Let $p\ge1$, $f\in L^p(\mathbb R^d)$ and $g\in L^1(\mathbb R^d)$. I've read that the inequality $$\left\|g\ast f\right\|_{L^p}\le\left\|g\right\|_{L^1}\left\|f\right\|_{L^p}\tag1$$ would follow from applying the Minkowski inequality to $$F(x,y):=g(y)f(x-y)$$ and using that $$\left\|\lambda_yf\right\|_{L^p}=\left\|f\right\|_{L^p}\tag2,$$ where $(\lambda_yf)(x):=f(x-y)$.
However, I absolutely don't get why $(1)$ does hold. How can we show it
The "usual" version of Young's inequality, as stated on Wikipdia, is clear to me.
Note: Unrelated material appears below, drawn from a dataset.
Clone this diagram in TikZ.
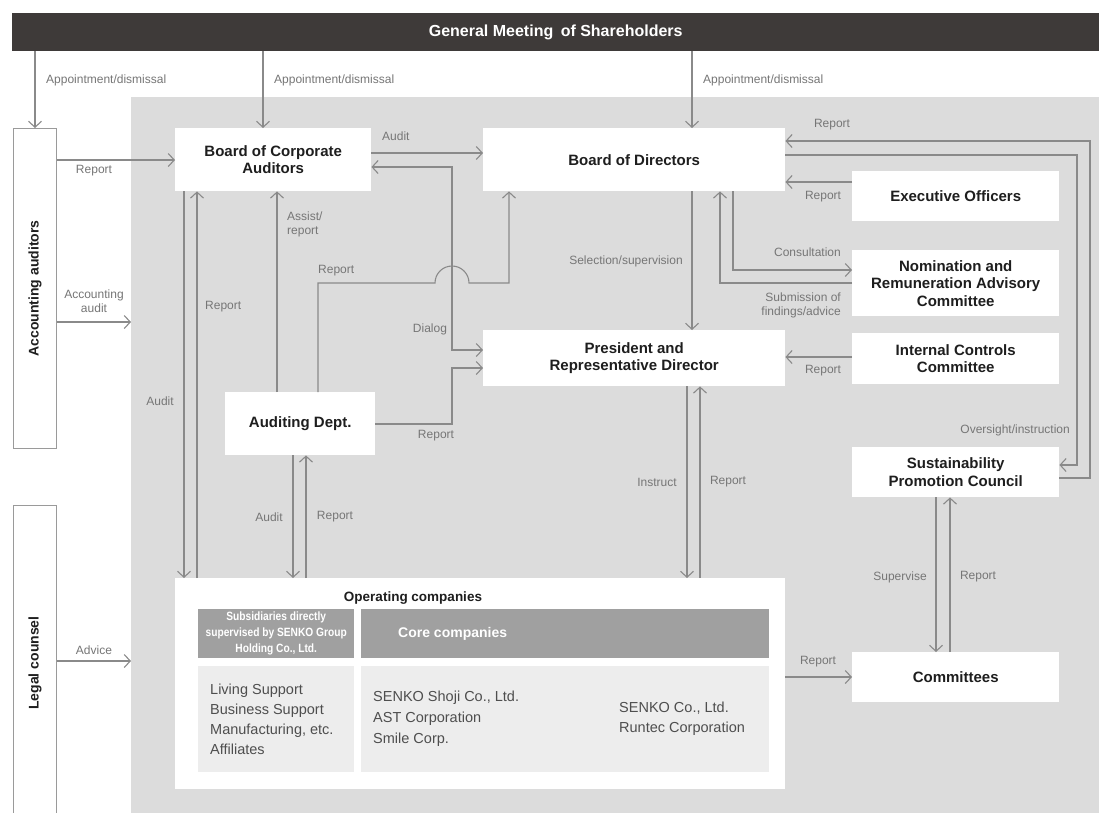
\documentclass[tikz,border=0pt]{standalone}
\usepackage{fontspec}
\usepackage{graphicx}
\setmainfont{Liberation Sans}
\usetikzlibrary{arrows.meta}
\definecolor{barc}{HTML}{3E3A39}
\definecolor{bgc}{HTML}{DCDCDC}
\definecolor{lnc}{HTML}{8A8A8A}
\definecolor{lblc}{HTML}{767676}
\definecolor{hdrc}{HTML}{A0A0A0}
\definecolor{cellc}{HTML}{EDEDED}
\definecolor{ttlc}{HTML}{1E1E1E}
\definecolor{ctxc}{HTML}{4E4E4E}
\definecolor{sidec}{HTML}{9A9A9A}
\tikzset{
  conn/.style={draw=lnc, line width=1.1pt, -{Straight Barb[length=6pt,width=13pt,line width=1.1pt]}},
  connboth/.style={draw=lnc, line width=1.1pt, {Straight Barb[length=6pt,width=13pt,line width=1.1pt]}-{Straight Barb[length=6pt,width=13pt,line width=1.1pt]}},
  wbox/.style={fill=white, draw=none, inner sep=0pt, anchor=north west, align=center, text=ttlc, font=\fontsize{15}{17.5}\selectfont\bfseries},
  sidebox/.style={fill=white, draw=sidec, line width=1pt, inner sep=0pt, anchor=north west, text=ttlc, font=\fontsize{14}{16}\selectfont\bfseries},
  lab/.style={inner sep=0pt, text=lblc, font=\fontsize{12}{14}\selectfont},
  ctext/.style={inner sep=0pt, anchor=west, align=left, text=ctxc},
}
\begin{document}
\begin{tikzpicture}[x=1pt,y=-1pt]
\useasboundingbox (0,0) rectangle (1099,812);
\fill[white] (0,0) rectangle (1099,812);
% grey area
\node[fill=bgc, inner sep=0pt, minimum width=968pt, minimum height=720pt, anchor=north west] (area) at (131,97) {};
% top bar
\node[fill=barc, inner sep=0pt, minimum width=1087pt, minimum height=38pt, anchor=north west, text=white, font=\fontsize{16}{18}\selectfont\bfseries] (gm) at (12,13) {General Meeting\hspace{3pt} of Shareholders};
% side boxes
\node[sidebox, minimum width=43pt, minimum height=320pt] (acc) at (13,128) {\rotatebox{90}{Accounting auditors}};
\node[sidebox, minimum width=43pt, minimum height=315pt] (legal) at (13,505) {\rotatebox{90}{Legal counsel}};
% main boxes
\node[wbox, minimum width=196pt, minimum height=63pt] (bca) at (175,128) {Board of Corporate\\Auditors};
\node[wbox, minimum width=302pt, minimum height=63pt] (bod) at (483,128) {Board of Directors};
\node[wbox, minimum width=207pt, minimum height=50pt] (eo) at (852,171) {Executive Officers};
\node[wbox, minimum width=207pt, minimum height=66pt] (nom) at (852,250) {Nomination and\\Remuneration Advisory\\Committee};
\node[wbox, minimum width=207pt, minimum height=51pt] (ic) at (852,333) {Internal Controls\\Committee};
\node[wbox, minimum width=302pt, minimum height=56pt] (pres) at (483,330) {President and\\Representative Director};
\node[wbox, minimum width=150pt, minimum height=63pt] (aud) at (225,392) {Auditing Dept.};
\node[wbox, minimum width=207pt, minimum height=50pt] (sust) at (852,447) {Sustainability\\Promotion Council};
\node[wbox, minimum width=207pt, minimum height=50pt] (comm) at (852,652) {Committees};
% operating companies
\node[wbox, minimum width=610pt, minimum height=211pt] (op) at (175,578) {};
\node[inner sep=0pt, text=ttlc, font=\fontsize{13.5}{15}\selectfont\bfseries] (optitle) at (413,598) {Operating companies};
\node[fill=hdrc, inner sep=0pt, minimum width=156pt, minimum height=49pt, anchor=north west, text=white, font=\fontsize{12}{16}\selectfont\bfseries] (hdrl) at (198,609) {\scalebox{0.85}[1]{\begin{tabular}{@{}c@{}}Subsidiaries directly\\supervised by SENKO Group\\Holding Co., Ltd.\end{tabular}}};
\node[fill=hdrc, inner sep=0pt, minimum width=408pt, minimum height=49pt, anchor=north west] (hdrr) at (361,609) {};
\node[inner sep=0pt, anchor=west, text=white, font=\fontsize{14}{16}\selectfont\bfseries] (core) at (398,634) {Core companies};
\node[fill=cellc, inner sep=0pt, minimum width=156pt, minimum height=106pt, anchor=north west] (cntl) at (198,666) {};
\node[fill=cellc, inner sep=0pt, minimum width=408pt, minimum height=106pt, anchor=north west] (cntr) at (361,666) {};
\node[ctext, font=\fontsize{14.5}{20}\selectfont] (c1) at (210,719) {Living Support\\Business Support\\Manufacturing, etc.\\Affiliates};
\node[ctext, font=\fontsize{14.5}{21}\selectfont] (c2) at (373,719) {SENKO Shoji Co., Ltd.\\AST Corporation\\Smile Corp.};
\node[ctext, font=\fontsize{14.5}{20}\selectfont] (c3) at (619,719) {SENKO Co., Ltd.\\Runtec Corporation};
% connectors
\draw[conn] (gm.south -| acc.north) -- (acc.north);
\draw[conn] (gm.south -| 263,0) -- (bca.north -| 263,0);
\draw[conn] (gm.south -| 692,0) -- (bod.north -| 692,0);
\draw[conn] (acc.east |- 0,160) -- (bca.west |- 0,160);
\draw[conn] (acc.east |- 0,322) -- (area.west |- 0,322);
\draw[conn] (legal.east |- 0,661) -- (area.west |- 0,661);
\draw[conn] (bca.east |- 0,153) -- (bod.west |- 0,153);
\draw[connboth] (bca.east |- 0,167) -- (452,167) -- (452,350) -- (pres.west |- 0,350);
\draw[conn] (bca.south -| 184,0) -- (op.north -| 184,0);
\draw[conn] (op.north -| 197,0) -- (bca.south -| 197,0);
\draw[conn] (aud.north -| 277,0) -- (bca.south -| 277,0);
\draw[conn] (aud.north -| 318,0) -- (318,283) -- (435,283) arc[start angle=180,end angle=0,radius=17pt] -- (509,283) -- (bod.south -| 509,0);
\draw[conn] (aud.east |- 0,424) -- (452,424) -- (452,368) -- (pres.west |- 0,368);
\draw[conn] (aud.south -| 293,0) -- (op.north -| 293,0);
\draw[conn] (op.north -| 306,0) -- (aud.south -| 306,0);
\draw[conn] (bod.south -| 692,0) -- (pres.north -| 692,0);
\draw[conn] (bod.south -| 733,0) -- (733,270) -- (nom.west |- 0,270);
\draw[conn] (nom.west |- 0,283) -- (720,283) -- (bod.south -| 720,0);
\draw[conn] (eo.west |- 0,182) -- (bod.east |- 0,182);
\draw[conn] (ic.west |- 0,357) -- (pres.east |- 0,357);
\draw[conn] (sust.east |- 0,478) -- (1090,478) -- (1090,141) -- (bod.east |- 0,141);
\draw[conn] (bod.east |- 0,155) -- (1077,155) -- (1077,465) -- (sust.east |- 0,465);
\draw[conn] (pres.south -| 687,0) -- (op.north -| 687,0);
\draw[conn] (op.north -| 700,0) -- (pres.south -| 700,0);
\draw[conn] (sust.south -| 936,0) -- (comm.north -| 936,0);
\draw[conn] (comm.north -| 950,0) -- (sust.south -| 950,0);
\draw[conn] (op.east |- 0,677) -- (comm.west |- 0,677);
% labels
\node[lab, anchor=west] (l1) at (46,80) {Appointment/dismissal};
\node[lab, anchor=west] (l2) at (274,80) {Appointment/dismissal};
\node[lab, anchor=west] (l3) at (703,80) {Appointment/dismissal};
\node[lab] (l4) at (94,171) {Report};
\node[lab, align=center] (l5) at (94,301) {Accounting\\audit};
\node[lab] (l6) at (94,650) {Advice};
\node[lab, anchor=west] (l7) at (382,136) {Audit};
\node[lab, anchor=west] (l8) at (205,307) {Report};
\node[lab] (l9) at (160,401) {Audit};
\node[lab, anchor=west, align=left] (l10) at (287,224) {Assist/\\report};
\node[lab, anchor=west] (l11) at (318,271) {Report};
\node[lab] (l12) at (430,329) {Dialog};
\node[lab] (l13) at (436,436) {Report};
\node[lab] (l14) at (269,517) {Audit};
\node[lab] (l15) at (335,517) {Report};
\node[lab] (l16) at (626,261) {Selection/supervision};
\node[lab, anchor=east] (l17) at (841,252) {Consultation};
\node[lab, anchor=east, align=right] (l18) at (841,305) {Submission of\\findings/advice};
\node[lab] (l19) at (823,197) {Report};
\node[lab] (l20) at (832,125) {Report};
\node[lab] (l21) at (823,371) {Report};
\node[lab, anchor=east] (l22) at (1070,430) {Oversight/instruction};
\node[lab] (l23) at (657,482) {Instruct};
\node[lab] (l24) at (728,482) {Report};
\node[lab] (l25) at (900,577) {Supervise};
\node[lab] (l26) at (978,577) {Report};
\node[lab] (l27) at (818,662) {Report};
\end{tikzpicture}
\end{document}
$\|\int f(x-y)g(y)dy\|_p \leq \int \|f(x-y)g(y)\|_p dy$ where the norm inside the integral is w.r.t. the variable $x$. Since $g(y)$ is a constant we get $\|\int f(x-y)g(y)dy\|_p \leq \int |g(y)| \|f(x-y)\|_p dy=\|f\|_p \int |g(y)|dy=\|f\|_p \|g\|_1$.